# How To Build A light Box CHEAP !!



## madpaddla (Oct 31, 2007)

Hello all:
 After seeing the ink post and with alot of us losing light in the coming months.  how are we going to take great pics?
 And b/c I am not rich I started Googling:
 Google:  Studio Light Box
 Here is a great link that I found for a cheap one.  Get the kids involved or make it cheap.  I think this one works cause I made one last night.  It tells you all the materials, what kind of light bulbs, everything.  ENJOY.
 Madpaddla
Studio Light Box


----------



## idigjars (Oct 31, 2007)

Nice share Madpaddla.   You can find fluorescent daylight bulbs on the internet, they don't get hot and really show good white light.   Paul


----------



## tigue710 (Oct 31, 2007)

Hey Ben, now that is pretty cool...  think I'm going to have to try it!  Thanks man...


----------



## karis66 (Nov 2, 2007)

That's way too easy,Thank you for sharing ,that's why i love this forum...there is so much knowledge here


----------



## CrewelaDeVil (Nov 3, 2007)

I already started mine. But I did not have a big enough box....so I used that really thick white Elmers foam board. I had 6 sheets of it lying around.  I also had some white muslin, but I still need to cover 1 square, so I am not attaching it yet.   I wonder how big the one on the website is??  Mine is 20"x20".  Thanks for the directions Ben.
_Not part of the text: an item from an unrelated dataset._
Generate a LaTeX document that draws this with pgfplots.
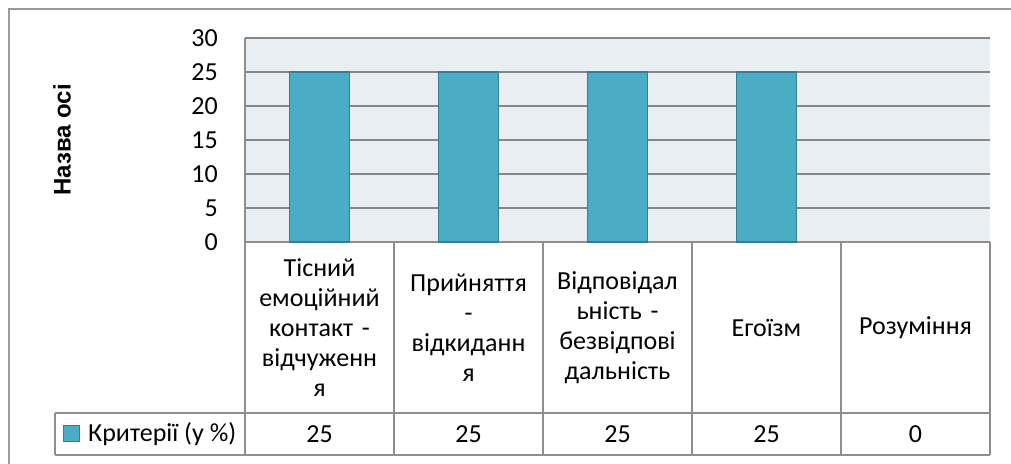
\documentclass[border=0pt]{standalone}
\usepackage{pgfplots}
\pgfplotsset{compat=1.18}
\usepackage{pgfplotstable}
\usepackage{fontspec}
\setmainfont{Carlito}
\newfontfamily\arialb{Liberation Sans}
\definecolor{bgc}{HTML}{E8EEF2}
\definecolor{barc}{HTML}{4BACC6}
\definecolor{barb}{HTML}{357F94}
\definecolor{gridc}{HTML}{868686}
\definecolor{linec}{HTML}{8E8E8E}
\definecolor{framec}{HTML}{9A9A9A}
\pgfplotstableread{
x y
0 25
1 25
2 25
3 25
4 0
}\data
\begin{document}
\fontsize{26pt}{30pt}\selectfont
\begin{tikzpicture}
\useasboundingbox (0pt,0pt) rectangle (1011pt,463pt);
\draw[framec, line width=2pt] (9pt,-20pt) -- (9pt,454pt) -- (1030pt,454pt);
\begin{axis}[
  at={(245pt,221pt)}, anchor=south west,
  scale only axis, width=745pt, height=204pt,
  xmin=-0.5, xmax=4.5, ymin=0, ymax=30,
  ytick={0,5,...,30},
  xtick={0,1,2,3,4},
  xticklabels={{Тісний\\емоційний\\контакт -\\відчуженн\\я},{Прийняття\\-\\відкиданн\\я},{Відповідал\\ьність -\\безвідпові\\дальність},{Егоїзм},{Розуміння}},
  xticklabel style={anchor=center, yshift=-85.5pt, text width=147pt, align=center, font=\fontsize{26pt}{30pt}\selectfont},
  yticklabel style={anchor=east, inner sep=0pt, xshift=-27pt, font=\fontsize{26pt}{30pt}\selectfont},
  /pgf/number format/assume math mode=true,
  major tick length=0pt,
  axis background/.style={fill=bgc},
  ymajorgrids, grid style={gridc, line width=2pt},
  axis x line*=bottom, axis y line*=left,
  axis line style={linec, line width=2pt, -},
  clip=false,
  ylabel={Назва осі},
  every axis y label/.style={at={(axis description cs:-0.2456,0.5)}, rotate=90, anchor=center, font=\arialb\bfseries\fontsize{24pt}{28pt}\selectfont},
  legend style={at={(axis description cs:-0.2443,-0.941)}, anchor=west, draw=none, fill=none, inner sep=0pt, column sep=8pt, nodes={inner sep=0pt}, font=\fontsize{26pt}{30pt}\selectfont},
  legend image code/.code={\draw[fill=barc, draw=barb, line width=1pt] (0pt,-8pt) rectangle (16pt,8pt);},
]
\addplot[ybar, bar width=60pt, bar shift=0pt, fill=barc, draw=barb, line width=1.5pt, y filter/.expression={y==0 ? nan : y}] table[x=x,y=y]{\data};
\addlegendentry{Критерії (у \%)}
\addplot[draw=none, mark=none, nodes near coords, point meta=explicit, every node near coord/.append style={anchor=center, yshift=0pt, font=\fontsize{26pt}{30pt}\selectfont}, forget plot] table[x=x, y expr=-28.235, meta=y]{\data};
\end{axis}
\begin{scope}[linec, line width=2pt]
\draw (55pt,50pt) -- (990pt,50pt);
\draw (55pt,8pt) -- (990pt,8pt);
\draw (55pt,50pt) -- (55pt,8pt);
\foreach \x in {245,394,543,692,841,990} \draw (\x pt,221pt) -- (\x pt,8pt);
\end{scope}
\end{tikzpicture}
\end{document}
I had a babysitter last night and instead of going out I made this.


----------



## tigue710 (Nov 3, 2007)

Here are my results with two 100 watt day light bulbs by GE,  to be honest I still like natural light better, but I'm going to play around with it a bit.  This bottle is a little lighter then it shows, a darker townsends I tried it with did not come out to well.
 this bottle will be for sale this week...


----------



## bottleman_21 (Dec 15, 2007)

Hey guys. I'm a photographer and I had to post this thread to you from a forum I'm a member of...

 http://photography-on-the.net/forum/showthread.php?t=281524&highlight=build+lightbox


----------